«Улисс» Джеймса Джойса — не интерпретация Гомера, не пересказ и уж точно не пародийная стилизация. Как писал ещё в 1765 году Сэмюэль Джонсон, «пифагорейские числа были открыты в своём совершенстве раз и навсегда; но поэмы Гомера не исчерпывают возможности человеческого разума. Мы способны на большее, чем просто передавать из поколения в поколение его истории, лишь давая новые имена его героям и перифразируя выражения. Обращение к возникшим в древности текстам — это не следствие простодушной уверенности в превосходящей мудрости прошлых веков или мрачных убеждений в деградации человечества, но результат сознательной и непоколебимой веры в то, что темы, дольше всего существующие и остающиеся актуальными, должны быть и обдуманы лучше всего»[391]. Джойс сделал больше, чем понял Гомера: он вообразил заново историю изначального путешествия, как если бы его заново предпринимал каждый человек в каждой эпохе. И по сути то, что объединяет Улисса и Блума, — это отражение связующей силы между Гомером и самим Джойсом, и в близости произведений отражается близость их создателей. Другие познавали Гомера через пристальное изучение, переводы, переложения, истолкования. Джойс же начал творить вместе ним, с самого начала.
Гомер в отражениях
Ни одна из античных поэм не посвящена мыльным пузырям.
Каждая эпоха воссоздаёт античные тексты в присущей ей манере выражения. В 1954 году итальянский писатель Альберто Моравиа отметил, что в послевоенном мире сюжеты Гомера перевоплотили в «чисто популярное зрелище», то есть — фильмы. В его романе «Презрение» рассказчик ассоциирует различные сцены из «Одиссеи» с кинематографическими эпизодами, которые он видел: подглядывание Улисса за Навсикаей у воды становится шоу «Красотки в купальне», Циклопы — это Кинг-Конг, Цирцея — это Антинея в фильме «Атлантида» 1932 года Вильгельма Пабста.
За три года до начала Второй мировой войны, «чисто популярным зрелищем» был театр, и античные сюжеты зачастую служили основой для современных постановок. Жан Жироду — писатель, официальный представитель от мира культуры во французском министерстве иностранных дел, фаворит фашистского периодического издания «Патриот» и поклонник немецкого языка и литературы часто использовал гомеровские истории в своих драмах. Несмотря на то, что в военное время его политические взгляды были неоднозначны, после войны его почитали как патриота, и его работа была включена, например, в антологию литературы Сопротивления 1947 года[392]. Его двухактная пьеса «Троянская война не начнётся», иногда в переводах также называемая «Тигр и Ворота» — одна из самых известных французских драм XX века.
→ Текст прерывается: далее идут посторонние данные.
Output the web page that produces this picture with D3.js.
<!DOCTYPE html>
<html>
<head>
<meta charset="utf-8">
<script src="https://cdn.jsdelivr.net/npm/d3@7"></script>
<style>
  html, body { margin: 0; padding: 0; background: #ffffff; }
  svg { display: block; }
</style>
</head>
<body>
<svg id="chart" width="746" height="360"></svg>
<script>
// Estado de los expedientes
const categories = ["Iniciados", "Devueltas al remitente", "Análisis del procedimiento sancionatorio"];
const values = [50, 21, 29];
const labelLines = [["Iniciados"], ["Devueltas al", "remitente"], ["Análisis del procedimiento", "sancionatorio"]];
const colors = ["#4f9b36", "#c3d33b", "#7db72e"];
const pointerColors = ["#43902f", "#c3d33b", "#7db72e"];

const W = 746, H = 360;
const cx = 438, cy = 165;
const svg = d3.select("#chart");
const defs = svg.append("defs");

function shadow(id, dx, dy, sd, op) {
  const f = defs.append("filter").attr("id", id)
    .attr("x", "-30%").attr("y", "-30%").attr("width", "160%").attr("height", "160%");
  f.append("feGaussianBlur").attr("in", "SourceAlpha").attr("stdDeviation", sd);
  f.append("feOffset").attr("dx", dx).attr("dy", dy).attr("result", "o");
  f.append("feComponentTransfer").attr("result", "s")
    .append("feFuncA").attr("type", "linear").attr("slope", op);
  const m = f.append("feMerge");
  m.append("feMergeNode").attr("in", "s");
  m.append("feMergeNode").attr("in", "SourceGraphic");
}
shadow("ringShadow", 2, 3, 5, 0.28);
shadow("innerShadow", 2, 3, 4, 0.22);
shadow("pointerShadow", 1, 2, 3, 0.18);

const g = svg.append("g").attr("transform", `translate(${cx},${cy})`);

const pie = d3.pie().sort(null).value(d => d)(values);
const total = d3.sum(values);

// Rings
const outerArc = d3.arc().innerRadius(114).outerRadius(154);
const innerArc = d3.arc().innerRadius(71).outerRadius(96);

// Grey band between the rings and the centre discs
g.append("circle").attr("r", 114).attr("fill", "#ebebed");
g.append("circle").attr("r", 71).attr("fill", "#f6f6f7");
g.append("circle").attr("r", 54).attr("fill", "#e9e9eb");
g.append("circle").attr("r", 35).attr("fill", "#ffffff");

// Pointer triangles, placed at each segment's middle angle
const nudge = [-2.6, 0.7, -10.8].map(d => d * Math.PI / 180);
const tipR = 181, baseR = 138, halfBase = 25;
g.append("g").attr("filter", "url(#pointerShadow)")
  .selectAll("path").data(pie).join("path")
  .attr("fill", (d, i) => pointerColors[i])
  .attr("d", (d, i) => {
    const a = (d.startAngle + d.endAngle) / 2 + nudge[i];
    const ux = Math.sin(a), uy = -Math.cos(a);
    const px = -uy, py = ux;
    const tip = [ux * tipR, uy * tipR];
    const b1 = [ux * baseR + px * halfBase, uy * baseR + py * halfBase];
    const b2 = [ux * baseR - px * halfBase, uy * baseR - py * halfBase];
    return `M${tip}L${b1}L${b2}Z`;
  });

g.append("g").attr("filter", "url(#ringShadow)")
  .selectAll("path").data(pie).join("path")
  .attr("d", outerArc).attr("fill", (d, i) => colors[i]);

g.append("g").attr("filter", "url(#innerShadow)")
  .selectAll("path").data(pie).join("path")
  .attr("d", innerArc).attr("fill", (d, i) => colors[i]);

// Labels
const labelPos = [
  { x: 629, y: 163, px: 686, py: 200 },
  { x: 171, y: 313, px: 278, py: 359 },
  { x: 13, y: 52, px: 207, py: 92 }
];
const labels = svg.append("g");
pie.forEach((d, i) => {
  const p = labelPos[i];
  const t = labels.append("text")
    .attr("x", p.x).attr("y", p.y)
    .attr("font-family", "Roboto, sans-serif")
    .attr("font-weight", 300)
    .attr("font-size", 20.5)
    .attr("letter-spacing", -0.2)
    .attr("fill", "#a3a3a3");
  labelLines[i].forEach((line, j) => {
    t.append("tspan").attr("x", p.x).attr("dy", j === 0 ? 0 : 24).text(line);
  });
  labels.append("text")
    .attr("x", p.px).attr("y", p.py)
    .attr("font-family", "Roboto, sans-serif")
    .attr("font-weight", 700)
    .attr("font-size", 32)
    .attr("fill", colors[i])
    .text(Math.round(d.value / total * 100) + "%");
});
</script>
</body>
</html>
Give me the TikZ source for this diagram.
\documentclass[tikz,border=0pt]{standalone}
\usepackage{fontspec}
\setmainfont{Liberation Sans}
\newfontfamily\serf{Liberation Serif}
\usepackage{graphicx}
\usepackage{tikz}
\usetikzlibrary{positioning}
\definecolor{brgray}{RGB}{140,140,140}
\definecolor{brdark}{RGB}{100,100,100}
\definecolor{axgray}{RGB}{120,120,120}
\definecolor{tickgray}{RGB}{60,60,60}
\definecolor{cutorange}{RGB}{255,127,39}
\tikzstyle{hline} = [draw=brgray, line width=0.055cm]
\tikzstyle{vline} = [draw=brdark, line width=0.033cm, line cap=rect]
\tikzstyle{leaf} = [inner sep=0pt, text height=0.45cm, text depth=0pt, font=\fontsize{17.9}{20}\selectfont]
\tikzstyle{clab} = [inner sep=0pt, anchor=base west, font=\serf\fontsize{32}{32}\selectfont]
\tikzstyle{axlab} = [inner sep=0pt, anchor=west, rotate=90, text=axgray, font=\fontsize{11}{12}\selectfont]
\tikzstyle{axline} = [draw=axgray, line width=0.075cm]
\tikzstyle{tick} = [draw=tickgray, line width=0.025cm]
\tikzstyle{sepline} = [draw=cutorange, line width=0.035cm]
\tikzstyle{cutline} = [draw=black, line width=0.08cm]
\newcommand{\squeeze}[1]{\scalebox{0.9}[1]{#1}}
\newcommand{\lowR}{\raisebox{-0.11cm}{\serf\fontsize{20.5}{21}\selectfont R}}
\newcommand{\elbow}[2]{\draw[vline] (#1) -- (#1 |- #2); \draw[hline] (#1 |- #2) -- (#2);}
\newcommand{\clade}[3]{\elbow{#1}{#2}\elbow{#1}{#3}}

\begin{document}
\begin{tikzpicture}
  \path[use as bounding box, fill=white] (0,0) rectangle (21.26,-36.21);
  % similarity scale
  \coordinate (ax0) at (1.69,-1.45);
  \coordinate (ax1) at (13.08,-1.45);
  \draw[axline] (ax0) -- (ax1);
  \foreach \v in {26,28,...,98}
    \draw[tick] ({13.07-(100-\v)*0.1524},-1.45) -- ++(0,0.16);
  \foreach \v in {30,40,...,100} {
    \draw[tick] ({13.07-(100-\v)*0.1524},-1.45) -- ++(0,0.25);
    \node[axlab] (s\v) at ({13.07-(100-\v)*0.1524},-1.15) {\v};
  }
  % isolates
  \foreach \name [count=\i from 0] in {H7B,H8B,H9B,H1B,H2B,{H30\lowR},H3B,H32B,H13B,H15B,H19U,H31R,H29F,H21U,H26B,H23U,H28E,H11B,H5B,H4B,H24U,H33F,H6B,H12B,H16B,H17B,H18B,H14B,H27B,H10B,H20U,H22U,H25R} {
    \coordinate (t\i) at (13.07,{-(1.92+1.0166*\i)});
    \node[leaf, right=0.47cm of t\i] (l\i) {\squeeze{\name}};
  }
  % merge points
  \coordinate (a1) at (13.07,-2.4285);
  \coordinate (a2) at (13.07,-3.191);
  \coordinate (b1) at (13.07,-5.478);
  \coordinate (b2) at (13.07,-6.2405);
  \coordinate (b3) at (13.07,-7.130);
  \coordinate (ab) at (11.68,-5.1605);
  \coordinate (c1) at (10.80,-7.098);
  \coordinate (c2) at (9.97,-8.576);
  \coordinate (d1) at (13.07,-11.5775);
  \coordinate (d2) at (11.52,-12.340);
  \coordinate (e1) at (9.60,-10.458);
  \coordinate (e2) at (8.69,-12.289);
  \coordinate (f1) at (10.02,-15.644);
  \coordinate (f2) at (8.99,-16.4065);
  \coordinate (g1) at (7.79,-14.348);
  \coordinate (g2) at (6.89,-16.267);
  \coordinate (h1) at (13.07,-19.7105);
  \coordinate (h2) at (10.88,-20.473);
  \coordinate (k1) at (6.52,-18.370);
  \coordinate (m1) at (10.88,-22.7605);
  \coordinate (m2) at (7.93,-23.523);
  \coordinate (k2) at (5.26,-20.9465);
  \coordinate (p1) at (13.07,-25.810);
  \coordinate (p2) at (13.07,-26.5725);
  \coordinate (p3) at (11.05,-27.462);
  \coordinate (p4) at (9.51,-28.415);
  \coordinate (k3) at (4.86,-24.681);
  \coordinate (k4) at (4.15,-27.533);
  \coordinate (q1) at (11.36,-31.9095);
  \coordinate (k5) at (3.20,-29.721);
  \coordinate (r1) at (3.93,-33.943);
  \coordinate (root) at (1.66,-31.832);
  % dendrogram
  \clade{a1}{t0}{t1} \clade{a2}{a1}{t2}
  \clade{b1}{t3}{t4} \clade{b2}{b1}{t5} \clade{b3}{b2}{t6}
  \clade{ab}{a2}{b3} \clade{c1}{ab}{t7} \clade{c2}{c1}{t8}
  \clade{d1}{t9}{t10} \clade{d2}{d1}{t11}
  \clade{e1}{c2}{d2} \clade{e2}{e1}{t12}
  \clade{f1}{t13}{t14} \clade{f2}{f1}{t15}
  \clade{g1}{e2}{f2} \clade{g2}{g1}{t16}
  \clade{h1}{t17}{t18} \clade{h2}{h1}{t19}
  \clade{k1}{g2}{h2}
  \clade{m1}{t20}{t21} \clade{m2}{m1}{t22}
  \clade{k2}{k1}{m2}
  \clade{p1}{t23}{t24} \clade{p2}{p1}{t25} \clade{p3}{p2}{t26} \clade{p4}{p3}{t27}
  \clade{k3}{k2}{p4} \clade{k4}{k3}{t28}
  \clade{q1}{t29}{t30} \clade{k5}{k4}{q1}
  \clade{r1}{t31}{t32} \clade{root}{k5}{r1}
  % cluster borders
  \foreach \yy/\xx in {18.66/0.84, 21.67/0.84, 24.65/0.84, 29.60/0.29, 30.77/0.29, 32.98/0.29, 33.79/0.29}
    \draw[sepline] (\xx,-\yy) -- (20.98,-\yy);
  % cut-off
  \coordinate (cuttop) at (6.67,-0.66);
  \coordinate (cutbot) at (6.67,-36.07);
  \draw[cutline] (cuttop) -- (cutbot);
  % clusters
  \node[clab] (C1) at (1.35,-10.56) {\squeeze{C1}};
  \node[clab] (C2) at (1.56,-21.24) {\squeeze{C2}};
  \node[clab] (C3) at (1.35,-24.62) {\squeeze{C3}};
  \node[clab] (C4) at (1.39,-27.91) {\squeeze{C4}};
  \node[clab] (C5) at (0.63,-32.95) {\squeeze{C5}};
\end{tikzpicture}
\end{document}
Она была написана в 1935 году, когда Гитлер обнародовал антисемитские законы в Нюрнберге, и во Франции была основана фашистская организация «Огненные кресты». Сам Жироду не считал эту пьесу чем-то выдающимся, воспринимал её просто как прелюдию к полной постановке «Илиады», действие которой разворачивается во времена «когда её герои ещё не стали легендой»[393] и адресованной особой публике (Афинского театра Луиса Жувета в Париже), предположительно знакомой с античными произведениями.
«Троянская война не начнётся», — говорит Андромаха Кассандре при поднятии занавеса. Гектор убедил Париса, что Елена должна быть возвращена законному мужу. Но царь Приам и старый поэт Демок настаивают, что это «воплощение красоты» надо оставить в Трое. Прибывают греческие послы, под предводительством Улисса и Аякса, и Гектор пытается выторговать возвращение Елены. Но оскорбительное замечание Аякса в адрес Демока провоцирует троянский народ атаковать греческих посланников. В ярости Гектор убивает старого поэта, который перед смертью обвиняет Аякса в случившемся. Аякса затем убивает толпа. Последние слова Кассандры — «Троянский поэт мёртв… Теперь греческий поэт может начать свои песни»[394]. Вместо Демока на сцене появляется Гомер. Жироду останавливается там, где начинается «Илиада».